Detroit Today: Why Highland Park wants to enter bankruptcy
The city owes about $20 million to the Great Lakes Water Authority — more than double what it brings in from property taxes.
In a recent 3-2 resolution, Highland Park’s city council voted to request the small city of 8900 residents enter Chapter 9 municipal bankruptcy. Decades of neglect, population loss and evaporating tax revenue have left the city with few options, if any, to stay solvent.
It needs to pay off a roughly $20 million water and sewerage bill — an amount that is much more than the $9.6 million Highland Park collects each year in property taxes. And with nearly half the city’s residents living in poverty, there is little wiggle room to raise rates.

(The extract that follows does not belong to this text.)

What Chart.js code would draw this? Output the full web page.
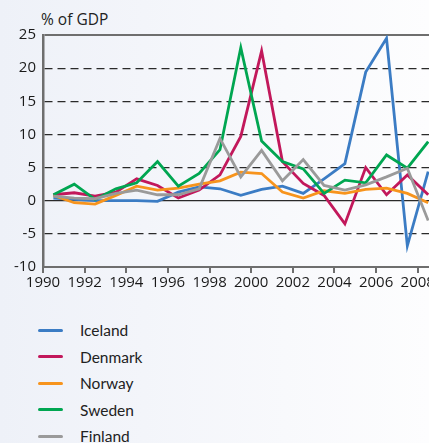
<!DOCTYPE html>
<html>
<head>
<meta charset="utf-8">
<script src="https://cdn.jsdelivr.net/npm/chart.js@4"></script>
<style>
  html, body { margin: 0; padding: 0; }
  body {
    width: 429px; height: 443px; overflow: hidden; position: relative;
    background: linear-gradient(to right, #eef1f8, #fdfdfe);
    font-family: "Open Sans", sans-serif;
  }
  #unit { position: absolute; left: 41px; top: 8px; font-size: 15.5px; color: #222; }
  #wrap { position: absolute; left: 0; top: 0; width: 429px; height: 293px; }
  #legend { position: absolute; left: 38px; top: 317px; font-family: Lato, sans-serif; font-size: 15.5px; color: #222; }
  .item { height: 26.5px; display: flex; align-items: center; }
  .sw { width: 25px; height: 3px; border-radius: 1.5px; margin-right: 17px; }
</style>
</head>
<body>
<div id="unit">% of GDP</div>
<div id="wrap"><canvas id="lineChart"></canvas></div>
<div id="legend"></div>
<script>
// anos (los puntos se dibujan a mitad de ano)
const years = [1990,1991,1992,1993,1994,1995,1996,1997,1998,1999,2000,2001,2002,2003,2004,2005,2006,2007,2008];

const iceland = [0.4,0.2,0.0,0.0,0.0,-0.1,1.3,2.1,1.8,0.8,1.7,2.2,1.1,3.3,5.6,19.4,24.5,-6.8,4.4];
const denmark = [0.9,1.2,0.7,1.3,3.3,2.3,0.4,1.6,3.9,9.7,22.6,5.9,2.6,0.8,-3.5,5.0,0.9,3.9,0.9];
const norway  = [0.8,-0.3,-0.5,0.8,2.2,1.6,1.9,2.5,3.0,4.3,4.1,1.3,0.4,1.5,1.1,1.7,1.9,1.1,-0.3];
const sweden  = [0.9,2.5,0.2,1.8,2.7,5.9,2.2,4.1,7.7,23.1,9.0,5.9,4.8,1.1,3.1,2.7,6.9,4.9,8.9];
const finland = [0.7,0.4,0.3,1.1,1.6,0.9,0.9,1.8,9.4,3.6,7.6,3.0,6.2,2.3,1.6,2.4,3.6,4.9,-3.0];

const yTicks = [-10,-5,0,5,10,15,20,25];
const xTicks = years.filter(y => y % 2 === 0);

const countries = ["Iceland","Denmark","Norway","Sweden","Finland"];
const colors = ["#3b7cc4","#c2185b","#f7941d","#00a651","#9a9a9a"];
const series = [iceland, denmark, norway, sweden, finland];

const toPoints = vals => vals.map((v,i) => ({x: years[i] + 0.5, y: v}));

const datasets = series.map((vals,i) => ({
    label: countries[i],
    data: toPoints(vals),
    borderColor: colors[i],
    backgroundColor: colors[i],
    borderWidth: 2.8,
    pointRadius: 0,
    tension: 0
}));

// el orden de dibujo: finland abajo, iceland arriba
datasets.reverse();

const font = {family: "'Open Sans', sans-serif", size: 15};

new Chart("lineChart", {
    type: "line",
    data: {datasets},
    options: {
        responsive: true,
        maintainAspectRatio: false,
        animation: false,
        layout: {padding: {top: 35, left: 0, right: 0, bottom: 0}},
        plugins: {legend: {display: false}, tooltip: {enabled: false}},
        scales: {
            x: {
                type: "linear",
                min: 1990,
                max: 2008.54,
                afterBuildTicks: s => { s.ticks = xTicks.map(v => ({value: v})); },
                afterFit: s => { s.paddingLeft = 0; s.paddingRight = 0; },
                ticks: {color: "#1a1a1a", font, padding: 1, maxRotation: 0, autoSkip: false,
                        callback: v => String(v)},
                grid: {drawOnChartArea: false, drawTicks: true, tickLength: 6, color: "#6e6e6e", lineWidth: 2},
                border: {color: "#6e6e6e", width: 2}
            },
            y: {
                min: -10,
                max: 25,
                afterBuildTicks: s => { s.ticks = yTicks.map(v => ({value: v})); },
                afterFit: s => { s.width = 43; },
                ticks: {color: "#1a1a1a", font, padding: 7},
                grid: {
                    drawTicks: false,
                    color: c => c.tick.value === -10 ? "transparent" : (c.tick.value === 25 ? "#6e6e6e" : "#2a2a2a"),
                    lineWidth: c => c.tick.value === 25 ? 2 : 1.2
                },
                border: {
                    color: "#6e6e6e", width: 2.5,
                    dash: c => (c.tick && (c.tick.value === 0 || c.tick.value === 25)) ? [] : [8,5]
                }
            }
        }
    }
});

// leyenda en html
const legend = document.getElementById("legend");
countries.forEach((name,i) => {
    const item = document.createElement("div");
    item.className = "item";
    item.innerHTML = `<span class="sw" style="background:${colors[i]}"></span><span>${name}</span>`;
    legend.appendChild(item);
});
</script>
</body>
</html>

“From the start, we had a few emergency managers that took us down in the wrong directions under the previous governor.” — Khursheed Ash-Shafii, Highland Park City Council
Listen: The limited options for Highland Park to deal with its debt problem.
Guest
Khursheed Ash-Shafii is a member of Highland Park’s city council. He voted “yes” on the city requesting state permission to declare bankruptcy.
Ash-Shafii says the issue of Highland Park’s debt has been around for a long time without anyone properly dealing with it.
“From the start,” says Ash-Shafii, “we had a few emergency managers that took us down in the wrong directions under the previous governor.”